Example Output (Match by ID)

{
  "query_id": 1,
  "matches": [
    [1, 0.9999],
    [2, 0.9750],
    [3, 0.6812]
  ]
}
The response contains the `query_id` used. The matches are the same as the text search, because the service first fetched Product 1 ('Coca-Cola Classic') and then performed the search with that text.

Quick Start (Demo Environment)

This guide uses the included `docker-compose.dev.yml` to launch the service and a demo database populated with test data.

Run these commands from the `services/matcher/` directory:

  1. Create .env & Check DB:
    make setup

    This copies `.env.example` to `.env` and validates the (demo) database connection.

  2. Train the Model:
    make retrain

    This runs the full training pipeline using the demo data. It fine-tunes the model and builds the FAISS index, saving the files to `services/matcher/models/`.

  3. Start the Service:
    make up-dev

    This starts the service in development mode, which connects to the demo database.
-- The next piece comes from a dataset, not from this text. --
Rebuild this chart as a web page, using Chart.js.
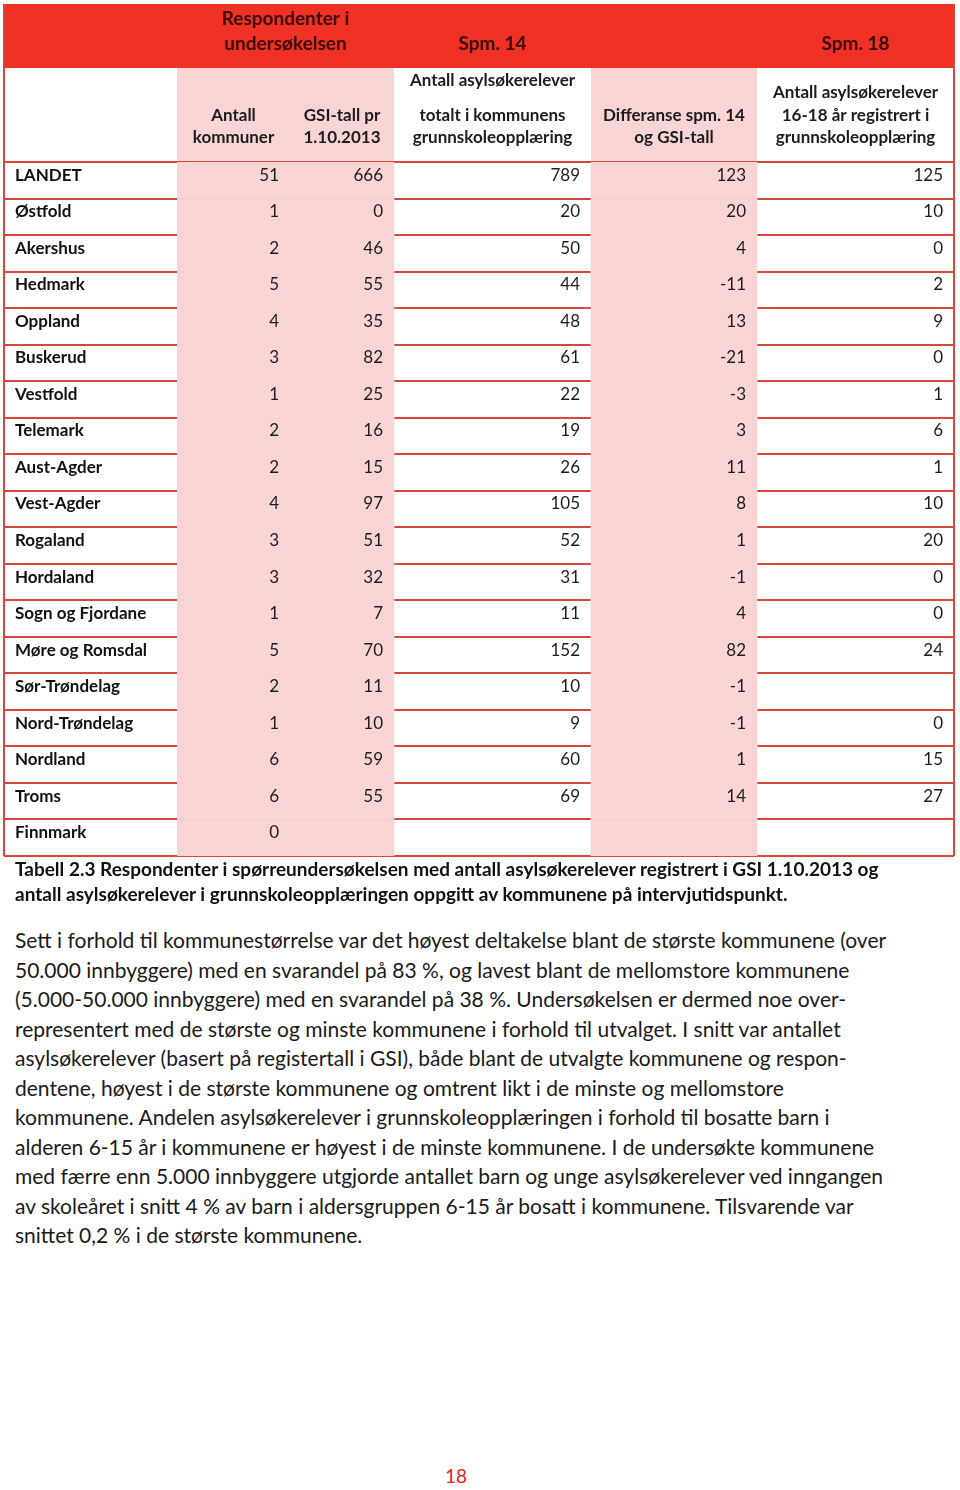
<!DOCTYPE html>
<html lang="no">
<head>
<meta charset="utf-8">
<title>Tabell 2.3</title>
<script src="https://cdn.jsdelivr.net/npm/chart.js@4/dist/chart.umd.min.js"></script>
<style>
  html, body { margin: 0; padding: 0; background: #fff; }
  body { width: 960px; height: 1490px; position: relative; font-family: Lato, "Open Sans", sans-serif; }
  #tabell { position: absolute; left: 0; top: 0; }
  .caption { position: absolute; left: 15px; top: 856px; font-weight: bold; font-size: 19px; line-height: 25px; color: #111; white-space: nowrap; }
  .tekst { position: absolute; left: 15px; top: 925px; font-size: 21px; line-height: 29.5px; color: #1a1a1a; white-space: nowrap; }
  .sidetall { position: absolute; left: 0; width: 912px; top: 1466px; text-align: center; font-size: 19px; line-height: 20px; color: #e2231a; }
</style>
</head>
<body>
<canvas id="tabell" width="960" height="870"></canvas>

<div class="caption">
  Tabell 2.3 Respondenter i spørreundersøkelsen med antall asylsøkerelever registrert i GSI 1.10.2013 og<br>
  antall asylsøkerelever i grunnskoleopplæringen oppgitt av kommunene på intervjutidspunkt.
</div>

<div class="tekst">
  Sett i forhold til kommunestørrelse var det høyest deltakelse blant de største kommunene (over<br>
  50.000 innbyggere) med en svarandel på 83 %, og lavest blant de mellomstore kommunene<br>
  (5.000-50.000 innbyggere) med en svarandel på 38 %. Undersøkelsen er dermed noe over-<br>
  representert med de største og minste kommunene i forhold til utvalget. I snitt var antallet<br>
  asylsøkerelever (basert på registertall i GSI), både blant de utvalgte kommunene og respon-<br>
  dentene, høyest i de største kommunene og omtrent likt i de minste og mellomstore<br>
  kommunene. Andelen asylsøkerelever i grunnskoleopplæringen i forhold til bosatte barn i<br>
  alderen 6-15 år i kommunene er høyest i de minste kommunene. I de undersøkte kommunene<br>
  med færre enn 5.000 innbyggere utgjorde antallet barn og unge asylsøkerelever ved inngangen<br>
  av skoleåret i snitt 4 % av barn i aldersgruppen 6-15 år bosatt i kommunene. Tilsvarende var<br>
  snittet 0,2 % i de største kommunene.
</div>

<div class="sidetall">18</div>

<script>
// --- data -----------------------------------------------------------------
const fylker = ['LANDET', 'Østfold', 'Akershus', 'Hedmark', 'Oppland', 'Buskerud', 'Vestfold',
  'Telemark', 'Aust-Agder', 'Vest-Agder', 'Rogaland', 'Hordaland', 'Sogn og Fjordane',
  'Møre og Romsdal', 'Sør-Trøndelag', 'Nord-Trøndelag', 'Nordland', 'Troms', 'Finnmark'];

const antallKommuner = [51, 1, 2, 5, 4, 3, 1, 2, 2, 4, 3, 3, 1, 5, 2, 1, 6, 6, 0];
const gsiTall        = [666, 0, 46, 55, 35, 82, 25, 16, 15, 97, 51, 32, 7, 70, 11, 10, 59, 55, null];
const spm14Totalt    = [789, 20, 50, 44, 48, 61, 22, 19, 26, 105, 52, 31, 11, 152, 10, 9, 60, 69, null];
const differanse     = [123, 20, 4, -11, 13, -21, -3, 3, 11, 8, 1, -1, 4, 82, -1, -1, 1, 14, null];
const spm18          = [125, 10, 0, 2, 9, 0, 1, 6, 1, 10, 20, 0, 0, 24, null, 0, 15, 27, null];

// header texts
const gruppeTitler = [['Respondenter i', 'undersøkelsen'], ['Spm. 14'], [], ['Spm. 18']];
const kolonneTitler = [
  ['Antall', 'kommuner'],
  ['GSI-tall pr', '1.10.2013'],
  ['Antall asylsøkerelever', 'totalt i kommunens', 'grunnskoleopplæring'],
  ['Differanse spm. 14', 'og GSI-tall'],
  ['Antall asylsøkerelever', '16-18 år registrert i', 'grunnskoleopplæring']
];

// --- layout (pixels) --------------------------------------------------------
const kantX = [4, 177, 290, 394, 591, 757, 954]; // column edges, label column first
const gruppeSpenn = [[1, 3], [3, 4], [4, 5], [5, 6]];
const gruppeY = [[19, 44], [44], [], [44]];
const kolonneY = [[116, 138], [116, 138], [81, 116, 138], [116, 138], [93, 116, 138]];
const topp = 4, hode1Bunn = 68, hode2Bunn = 162, bunn = 856;

const ROD = '#ee3124';
const LINJE = '#d8463b';
const ROSA = '#f9d4d4';
const FONT = 'Lato';

const kolonner = [antallKommuner, gsiTall, spm14Totalt, differanse, spm18];

const tabellPlugin = {
  id: 'tabell',
  beforeDraw(chart) {
    const ctx = chart.ctx;
    ctx.save();
    ctx.fillStyle = ROD;
    ctx.fillRect(kantX[0], topp, kantX[6] - kantX[0], hode1Bunn - topp);
    ctx.fillStyle = ROSA;
    ctx.fillRect(kantX[1], hode1Bunn, kantX[3] - kantX[1], hode2Bunn - hode1Bunn);
    ctx.fillRect(kantX[4], hode1Bunn, kantX[5] - kantX[4], hode2Bunn - hode1Bunn);
    ctx.restore();
  },
  afterDraw(chart) {
    const ctx = chart.ctx;
    const x = chart.scales.x;
    const y = chart.scales.y;
    ctx.save();

    // header row 1
    ctx.font = 'bold 19px ' + FONT;
    ctx.fillStyle = '#3a0c06';
    ctx.textAlign = 'center';
    ctx.textBaseline = 'middle';
    gruppeTitler.forEach((linjer, g) => {
      const [a, b] = gruppeSpenn[g];
      const cx = (kantX[a] + kantX[b]) / 2;
      linjer.forEach((t, i) => ctx.fillText(t, cx, gruppeY[g][i]));
    });

    // header row 2
    ctx.font = 'bold 17px ' + FONT;
    ctx.fillStyle = '#1c1c1c';
    kolonneTitler.forEach((linjer, c) => {
      const cx = (kantX[c + 1] + kantX[c + 2]) / 2;
      linjer.forEach((t, i) => ctx.fillText(t, cx, kolonneY[c][i]));
    });

    // cell values, right aligned in each column
    ctx.font = '17px ' + FONT;
    ctx.textAlign = 'right';
    kolonner.forEach((verdier, c) => {
      const hoyre = x.getPixelForValue(kantX[c + 2]) - 11;
      verdier.forEach((v, i) => {
        if (v === null) return;
        ctx.fillText(String(v), hoyre, y.getPixelForValue(i) - 5);
      });
    });

    // outer borders
    ctx.strokeStyle = LINJE;
    ctx.lineWidth = 2;
    ctx.beginPath();
    ctx.moveTo(kantX[0], topp);
    ctx.lineTo(kantX[0], bunn);
    ctx.moveTo(kantX[6], topp);
    ctx.lineTo(kantX[6], bunn);
    ctx.stroke();
    ctx.restore();
  }
};

// pink columns in the data rows are floating bars across each row
const rosaSoyle = (fra, til) => ({
  data: fylker.map(() => [kantX[fra], kantX[til]]),
  backgroundColor: ROSA,
  borderWidth: 0,
  grouped: false,
  barPercentage: 1,
  categoryPercentage: 1
});

const ctx = document.getElementById('tabell').getContext('2d');
new Chart(ctx, {
  type: 'bar',
  data: {
    labels: fylker,
    datasets: [rosaSoyle(1, 3), rosaSoyle(4, 5)]
  },
  options: {
    indexAxis: 'y',
    responsive: false,
    animation: false,
    events: [],
    layout: {
      padding: { left: 15, right: 960 - kantX[6], top: hode2Bunn, bottom: 870 - bunn }
    },
    plugins: {
      legend: { display: false },
      tooltip: { enabled: false }
    },
    scales: {
      x: {
        type: 'linear',
        display: false,
        min: kantX[1],
        max: kantX[6]
      },
      y: {
        type: 'category',
        z: 1,
        offset: true,
        afterFit: (scale) => { scale.width = kantX[1] - 15; },
        border: { display: false },
        grid: {
          offset: true,
          color: LINJE,
          lineWidth: 2,
          drawTicks: true,
          tickLength: kantX[1] - kantX[0]
        },
        ticks: {
          crossAlign: 'far',
          padding: 0,
          labelOffset: -5,
          color: '#111',
          font: { family: FONT, size: 17, weight: 'bold' }
        }
      }
    }
  },
  plugins: [tabellPlugin]
});
</script>
</body>
</html>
The service is now running at `http://localhost:8004`. You can explore the full API at the Swagger UI: `http://localhost:8004/docs`.

Flexible Database Integration

The Matcher is designed to adapt to any SQL database schema. You configure this by providing the exact SQL queries in your configuration (e.g., in `.env` or `config.yml`).

The service relies on three key queries:

  • `DATABASE_QUERIES__TRAINING_PAIRS_QUERY`

    Fetches pairs of product IDs that are known matches (e.g., from a `product_matches` table) to be used as positive examples for fine-tuning.

  • `DATABASE_QUERIES__INDEXING_QUERY`

    Fetches all products that should be included in the FAISS search index. You must use `AS` to map your columns to the expected names (e.g., `product_id AS id`, `product_name AS title`).

  • `DATABASE_QUERIES__PRODUCT_BY_ID_QUERY`

    Fetches the full data for one or more products at runtime. This query must include the `:ids` placeholder.

The `demo.sql` file and the default queries in `docker-compose.dev.yml` provide a complete, working example of how the schema and queries work together.